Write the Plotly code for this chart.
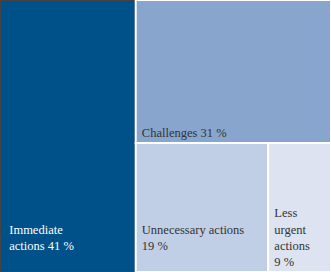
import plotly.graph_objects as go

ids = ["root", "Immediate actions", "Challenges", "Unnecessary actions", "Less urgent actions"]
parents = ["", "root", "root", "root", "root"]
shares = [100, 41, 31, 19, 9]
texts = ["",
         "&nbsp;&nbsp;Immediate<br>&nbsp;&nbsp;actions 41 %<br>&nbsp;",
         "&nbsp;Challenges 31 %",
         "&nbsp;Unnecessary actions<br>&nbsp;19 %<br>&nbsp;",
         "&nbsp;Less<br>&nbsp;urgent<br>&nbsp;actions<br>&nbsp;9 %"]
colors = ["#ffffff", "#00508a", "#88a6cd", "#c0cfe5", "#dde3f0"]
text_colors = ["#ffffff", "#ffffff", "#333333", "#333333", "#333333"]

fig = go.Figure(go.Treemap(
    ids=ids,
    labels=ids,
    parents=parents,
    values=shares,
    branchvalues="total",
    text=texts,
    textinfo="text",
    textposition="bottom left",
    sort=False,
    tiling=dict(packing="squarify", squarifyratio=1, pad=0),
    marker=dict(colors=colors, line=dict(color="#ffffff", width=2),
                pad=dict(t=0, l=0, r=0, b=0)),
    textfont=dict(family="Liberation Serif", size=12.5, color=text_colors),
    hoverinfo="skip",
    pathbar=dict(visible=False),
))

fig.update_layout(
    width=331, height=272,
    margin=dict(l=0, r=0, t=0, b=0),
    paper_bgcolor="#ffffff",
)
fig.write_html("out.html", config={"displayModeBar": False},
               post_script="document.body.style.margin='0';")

*-*-*

To do: Restate the entire listing word for word, excluding pictures.

The reply:
Write the Plotly code for this chart.
import plotly.graph_objects as go

ids = ["root", "Immediate actions", "Challenges", "Unnecessary actions", "Less urgent actions"]
parents = ["", "root", "root", "root", "root"]
shares = [100, 41, 31, 19, 9]
texts = ["",
         "&nbsp;&nbsp;Immediate<br>&nbsp;&nbsp;actions 41 %<br>&nbsp;",
         "&nbsp;Challenges 31 %",
         "&nbsp;Unnecessary actions<br>&nbsp;19 %<br>&nbsp;",
         "&nbsp;Less<br>&nbsp;urgent<br>&nbsp;actions<br>&nbsp;9 %"]
colors = ["#ffffff", "#00508a", "#88a6cd", "#c0cfe5", "#dde3f0"]
text_colors = ["#ffffff", "#ffffff", "#333333", "#333333", "#333333"]

fig = go.Figure(go.Treemap(
    ids=ids,
    labels=ids,
    parents=parents,
    values=shares,
    branchvalues="total",
    text=texts,
    textinfo="text",
    textposition="bottom left",
    sort=False,
    tiling=dict(packing="squarify", squarifyratio=1, pad=0),
    marker=dict(colors=colors, line=dict(color="#ffffff", width=2),
                pad=dict(t=0, l=0, r=0, b=0)),
    textfont=dict(family="Liberation Serif", size=12.5, color=text_colors),
    hoverinfo="skip",
    pathbar=dict(visible=False),
))

fig.update_layout(
    width=331, height=272,
    margin=dict(l=0, r=0, t=0, b=0),
    paper_bgcolor="#ffffff",
)
fig.write_html("out.html", config={"displayModeBar": False},
               post_script="document.body.style.margin='0';")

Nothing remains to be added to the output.